### Given material:
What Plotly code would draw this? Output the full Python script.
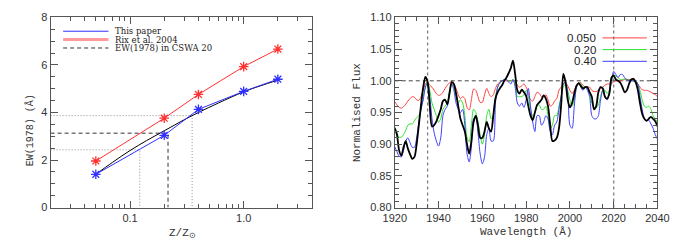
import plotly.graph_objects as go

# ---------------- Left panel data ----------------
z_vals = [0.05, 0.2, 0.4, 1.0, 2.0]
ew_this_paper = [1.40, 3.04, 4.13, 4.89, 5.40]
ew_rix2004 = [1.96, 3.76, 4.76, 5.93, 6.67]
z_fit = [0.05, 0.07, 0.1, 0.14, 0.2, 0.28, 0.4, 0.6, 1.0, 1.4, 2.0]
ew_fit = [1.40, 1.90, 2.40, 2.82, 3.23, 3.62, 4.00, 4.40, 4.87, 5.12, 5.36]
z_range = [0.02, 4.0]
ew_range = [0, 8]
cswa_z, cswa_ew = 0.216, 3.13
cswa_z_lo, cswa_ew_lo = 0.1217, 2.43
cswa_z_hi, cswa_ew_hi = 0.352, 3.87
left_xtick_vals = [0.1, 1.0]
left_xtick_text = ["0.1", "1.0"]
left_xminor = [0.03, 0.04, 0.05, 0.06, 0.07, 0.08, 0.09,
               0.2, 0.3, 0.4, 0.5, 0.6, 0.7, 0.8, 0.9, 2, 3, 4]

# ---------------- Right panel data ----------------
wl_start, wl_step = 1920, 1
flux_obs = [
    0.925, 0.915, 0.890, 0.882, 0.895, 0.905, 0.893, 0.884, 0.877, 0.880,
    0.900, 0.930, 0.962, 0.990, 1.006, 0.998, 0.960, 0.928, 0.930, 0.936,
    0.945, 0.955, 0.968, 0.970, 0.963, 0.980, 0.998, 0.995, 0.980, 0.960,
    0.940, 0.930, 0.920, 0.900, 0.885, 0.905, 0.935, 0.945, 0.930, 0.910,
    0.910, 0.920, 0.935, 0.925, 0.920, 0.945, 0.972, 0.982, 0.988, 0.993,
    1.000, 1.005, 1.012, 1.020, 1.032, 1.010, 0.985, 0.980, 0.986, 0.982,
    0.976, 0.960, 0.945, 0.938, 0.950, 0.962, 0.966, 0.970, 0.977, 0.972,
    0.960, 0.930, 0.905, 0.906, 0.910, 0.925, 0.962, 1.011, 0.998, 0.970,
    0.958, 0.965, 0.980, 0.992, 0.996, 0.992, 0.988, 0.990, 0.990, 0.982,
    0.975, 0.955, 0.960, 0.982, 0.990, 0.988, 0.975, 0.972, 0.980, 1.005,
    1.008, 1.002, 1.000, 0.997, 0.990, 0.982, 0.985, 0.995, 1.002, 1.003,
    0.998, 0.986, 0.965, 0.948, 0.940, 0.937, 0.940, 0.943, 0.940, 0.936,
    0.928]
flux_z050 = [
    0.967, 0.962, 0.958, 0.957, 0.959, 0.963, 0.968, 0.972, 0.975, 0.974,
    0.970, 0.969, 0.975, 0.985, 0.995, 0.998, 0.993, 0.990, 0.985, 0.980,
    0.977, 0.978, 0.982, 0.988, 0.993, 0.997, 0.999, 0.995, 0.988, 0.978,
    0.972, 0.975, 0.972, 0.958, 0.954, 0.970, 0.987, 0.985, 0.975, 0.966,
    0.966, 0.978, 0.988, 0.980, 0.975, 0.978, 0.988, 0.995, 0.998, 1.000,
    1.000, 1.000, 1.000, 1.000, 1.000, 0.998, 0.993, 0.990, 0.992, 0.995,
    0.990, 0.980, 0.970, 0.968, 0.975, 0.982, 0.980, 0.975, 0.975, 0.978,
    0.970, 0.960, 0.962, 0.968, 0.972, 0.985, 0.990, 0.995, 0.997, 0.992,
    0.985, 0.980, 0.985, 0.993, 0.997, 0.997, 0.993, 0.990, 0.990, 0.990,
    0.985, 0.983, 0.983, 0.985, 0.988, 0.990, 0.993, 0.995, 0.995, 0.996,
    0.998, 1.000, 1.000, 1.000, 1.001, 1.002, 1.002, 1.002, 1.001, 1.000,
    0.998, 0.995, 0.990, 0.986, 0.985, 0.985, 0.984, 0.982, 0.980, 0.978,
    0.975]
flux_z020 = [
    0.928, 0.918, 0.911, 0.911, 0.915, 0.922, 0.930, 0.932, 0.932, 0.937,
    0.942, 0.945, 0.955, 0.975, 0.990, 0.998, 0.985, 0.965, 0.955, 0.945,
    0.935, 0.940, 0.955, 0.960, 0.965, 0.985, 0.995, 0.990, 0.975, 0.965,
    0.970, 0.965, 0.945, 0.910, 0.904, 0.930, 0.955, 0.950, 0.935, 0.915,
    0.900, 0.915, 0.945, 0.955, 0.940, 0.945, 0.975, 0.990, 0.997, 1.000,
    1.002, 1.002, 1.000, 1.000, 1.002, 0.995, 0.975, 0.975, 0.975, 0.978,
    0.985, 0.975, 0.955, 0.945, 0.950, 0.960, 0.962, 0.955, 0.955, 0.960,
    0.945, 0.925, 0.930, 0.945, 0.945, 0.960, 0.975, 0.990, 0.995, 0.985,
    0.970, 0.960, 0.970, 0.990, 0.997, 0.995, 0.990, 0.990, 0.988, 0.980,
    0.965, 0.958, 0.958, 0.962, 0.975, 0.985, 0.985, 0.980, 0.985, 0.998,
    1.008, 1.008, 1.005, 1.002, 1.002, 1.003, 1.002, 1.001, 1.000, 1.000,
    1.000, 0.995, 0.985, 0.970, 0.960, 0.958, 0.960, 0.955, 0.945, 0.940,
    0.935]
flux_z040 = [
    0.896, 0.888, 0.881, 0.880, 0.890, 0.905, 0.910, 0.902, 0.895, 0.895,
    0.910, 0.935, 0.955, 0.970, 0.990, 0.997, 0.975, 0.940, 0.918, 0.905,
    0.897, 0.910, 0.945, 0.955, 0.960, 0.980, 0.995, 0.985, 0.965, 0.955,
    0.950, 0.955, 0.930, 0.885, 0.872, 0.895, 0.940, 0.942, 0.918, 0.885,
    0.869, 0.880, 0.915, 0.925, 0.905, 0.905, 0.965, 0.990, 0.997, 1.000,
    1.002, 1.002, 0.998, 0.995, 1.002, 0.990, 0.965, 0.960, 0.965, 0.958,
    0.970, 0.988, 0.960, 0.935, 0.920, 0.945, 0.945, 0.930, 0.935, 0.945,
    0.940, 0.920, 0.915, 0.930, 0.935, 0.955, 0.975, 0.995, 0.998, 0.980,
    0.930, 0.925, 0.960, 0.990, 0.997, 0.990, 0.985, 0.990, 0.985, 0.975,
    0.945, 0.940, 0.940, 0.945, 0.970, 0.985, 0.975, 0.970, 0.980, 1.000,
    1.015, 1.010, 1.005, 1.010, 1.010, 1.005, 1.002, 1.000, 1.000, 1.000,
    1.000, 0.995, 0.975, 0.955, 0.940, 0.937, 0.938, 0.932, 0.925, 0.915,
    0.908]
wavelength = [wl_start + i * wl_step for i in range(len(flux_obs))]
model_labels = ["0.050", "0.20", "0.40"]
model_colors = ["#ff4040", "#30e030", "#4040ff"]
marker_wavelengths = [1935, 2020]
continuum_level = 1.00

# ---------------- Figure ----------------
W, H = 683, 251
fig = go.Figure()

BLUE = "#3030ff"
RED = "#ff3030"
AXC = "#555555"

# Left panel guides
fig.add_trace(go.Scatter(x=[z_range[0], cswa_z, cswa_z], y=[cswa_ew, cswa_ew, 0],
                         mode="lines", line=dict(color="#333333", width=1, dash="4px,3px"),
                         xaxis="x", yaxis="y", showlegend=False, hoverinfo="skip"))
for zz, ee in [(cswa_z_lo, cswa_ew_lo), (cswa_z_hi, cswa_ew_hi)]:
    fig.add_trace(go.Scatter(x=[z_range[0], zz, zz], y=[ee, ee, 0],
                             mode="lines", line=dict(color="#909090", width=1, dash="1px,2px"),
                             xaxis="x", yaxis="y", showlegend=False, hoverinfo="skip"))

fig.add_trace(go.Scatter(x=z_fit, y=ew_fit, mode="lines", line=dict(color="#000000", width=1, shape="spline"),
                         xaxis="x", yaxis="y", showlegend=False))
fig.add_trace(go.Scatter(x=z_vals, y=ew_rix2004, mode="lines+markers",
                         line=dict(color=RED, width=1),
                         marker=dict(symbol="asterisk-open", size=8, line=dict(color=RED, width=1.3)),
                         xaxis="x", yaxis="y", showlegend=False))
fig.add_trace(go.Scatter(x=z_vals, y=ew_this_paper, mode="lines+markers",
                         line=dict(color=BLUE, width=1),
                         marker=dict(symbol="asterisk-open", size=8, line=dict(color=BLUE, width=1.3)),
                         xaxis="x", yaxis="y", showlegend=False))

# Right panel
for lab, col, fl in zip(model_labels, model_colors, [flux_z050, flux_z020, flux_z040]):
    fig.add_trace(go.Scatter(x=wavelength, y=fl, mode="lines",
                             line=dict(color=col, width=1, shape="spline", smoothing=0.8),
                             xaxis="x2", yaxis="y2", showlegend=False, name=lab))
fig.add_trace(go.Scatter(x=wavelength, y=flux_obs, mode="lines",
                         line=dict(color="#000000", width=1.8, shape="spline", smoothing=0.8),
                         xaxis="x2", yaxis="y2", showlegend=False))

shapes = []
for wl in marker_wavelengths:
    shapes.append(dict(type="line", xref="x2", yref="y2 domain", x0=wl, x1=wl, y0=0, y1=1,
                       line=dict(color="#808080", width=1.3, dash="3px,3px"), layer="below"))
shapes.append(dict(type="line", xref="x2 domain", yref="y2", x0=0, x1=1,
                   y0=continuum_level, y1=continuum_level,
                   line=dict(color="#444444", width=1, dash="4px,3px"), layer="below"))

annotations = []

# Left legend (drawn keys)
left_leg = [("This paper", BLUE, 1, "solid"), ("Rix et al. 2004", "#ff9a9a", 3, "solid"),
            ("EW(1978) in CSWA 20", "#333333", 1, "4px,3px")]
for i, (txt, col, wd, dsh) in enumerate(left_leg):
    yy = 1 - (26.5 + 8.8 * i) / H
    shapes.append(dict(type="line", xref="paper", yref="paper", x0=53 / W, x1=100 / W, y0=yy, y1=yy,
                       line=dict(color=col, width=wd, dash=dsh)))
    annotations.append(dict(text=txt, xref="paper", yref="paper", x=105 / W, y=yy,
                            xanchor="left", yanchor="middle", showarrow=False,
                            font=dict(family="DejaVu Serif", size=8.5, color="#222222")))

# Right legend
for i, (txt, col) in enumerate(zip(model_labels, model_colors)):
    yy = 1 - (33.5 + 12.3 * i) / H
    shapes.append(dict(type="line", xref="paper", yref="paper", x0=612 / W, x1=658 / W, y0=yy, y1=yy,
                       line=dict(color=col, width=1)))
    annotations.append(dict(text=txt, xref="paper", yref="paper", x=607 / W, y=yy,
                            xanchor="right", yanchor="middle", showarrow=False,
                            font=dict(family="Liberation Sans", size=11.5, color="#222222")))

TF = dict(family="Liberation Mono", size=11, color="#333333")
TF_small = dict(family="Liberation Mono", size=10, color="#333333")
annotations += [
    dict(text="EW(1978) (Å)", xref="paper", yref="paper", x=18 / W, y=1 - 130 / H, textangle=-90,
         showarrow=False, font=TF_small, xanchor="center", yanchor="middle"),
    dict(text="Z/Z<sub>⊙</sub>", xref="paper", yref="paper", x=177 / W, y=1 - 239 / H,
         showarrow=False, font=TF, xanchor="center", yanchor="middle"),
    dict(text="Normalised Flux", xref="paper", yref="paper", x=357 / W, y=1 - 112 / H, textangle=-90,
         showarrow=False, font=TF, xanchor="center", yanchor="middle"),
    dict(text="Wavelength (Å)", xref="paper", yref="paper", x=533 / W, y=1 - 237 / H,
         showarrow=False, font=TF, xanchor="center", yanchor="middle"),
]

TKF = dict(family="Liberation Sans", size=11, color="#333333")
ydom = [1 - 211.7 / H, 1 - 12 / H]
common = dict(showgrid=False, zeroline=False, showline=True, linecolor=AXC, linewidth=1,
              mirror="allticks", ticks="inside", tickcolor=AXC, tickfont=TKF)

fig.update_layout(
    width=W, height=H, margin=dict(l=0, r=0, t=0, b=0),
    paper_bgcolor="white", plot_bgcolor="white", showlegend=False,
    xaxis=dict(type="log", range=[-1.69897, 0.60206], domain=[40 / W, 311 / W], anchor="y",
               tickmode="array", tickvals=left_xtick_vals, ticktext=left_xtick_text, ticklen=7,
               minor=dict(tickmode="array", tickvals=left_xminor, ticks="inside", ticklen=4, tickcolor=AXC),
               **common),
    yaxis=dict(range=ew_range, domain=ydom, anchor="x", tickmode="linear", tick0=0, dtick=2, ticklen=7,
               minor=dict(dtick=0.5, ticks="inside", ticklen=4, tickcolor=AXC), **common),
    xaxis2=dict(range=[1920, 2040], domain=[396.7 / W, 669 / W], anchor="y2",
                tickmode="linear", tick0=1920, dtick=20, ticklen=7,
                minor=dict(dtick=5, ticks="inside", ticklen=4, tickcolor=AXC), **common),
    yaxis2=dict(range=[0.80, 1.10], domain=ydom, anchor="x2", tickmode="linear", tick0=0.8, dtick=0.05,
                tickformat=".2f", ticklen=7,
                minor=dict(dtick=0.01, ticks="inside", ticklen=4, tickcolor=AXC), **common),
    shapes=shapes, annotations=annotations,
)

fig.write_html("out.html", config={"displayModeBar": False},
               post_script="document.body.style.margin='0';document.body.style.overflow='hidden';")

### Required task:
Only the lines from the start of the material through the line containing "0.2, 0.3, 0.4, 0.5, 0.6, 0.7, 0.8, 0.9, 2, 3, 4]" should be transcribed. Pictures stay out.

### Result for this task:
What Plotly code would draw this? Output the full Python script.
import plotly.graph_objects as go

# ---------------- Left panel data ----------------
z_vals = [0.05, 0.2, 0.4, 1.0, 2.0]
ew_this_paper = [1.40, 3.04, 4.13, 4.89, 5.40]
ew_rix2004 = [1.96, 3.76, 4.76, 5.93, 6.67]
z_fit = [0.05, 0.07, 0.1, 0.14, 0.2, 0.28, 0.4, 0.6, 1.0, 1.4, 2.0]
ew_fit = [1.40, 1.90, 2.40, 2.82, 3.23, 3.62, 4.00, 4.40, 4.87, 5.12, 5.36]
z_range = [0.02, 4.0]
ew_range = [0, 8]
cswa_z, cswa_ew = 0.216, 3.13
cswa_z_lo, cswa_ew_lo = 0.1217, 2.43
cswa_z_hi, cswa_ew_hi = 0.352, 3.87
left_xtick_vals = [0.1, 1.0]
left_xtick_text = ["0.1", "1.0"]
left_xminor = [0.03, 0.04, 0.05, 0.06, 0.07, 0.08, 0.09,
               0.2, 0.3, 0.4, 0.5, 0.6, 0.7, 0.8, 0.9, 2, 3, 4]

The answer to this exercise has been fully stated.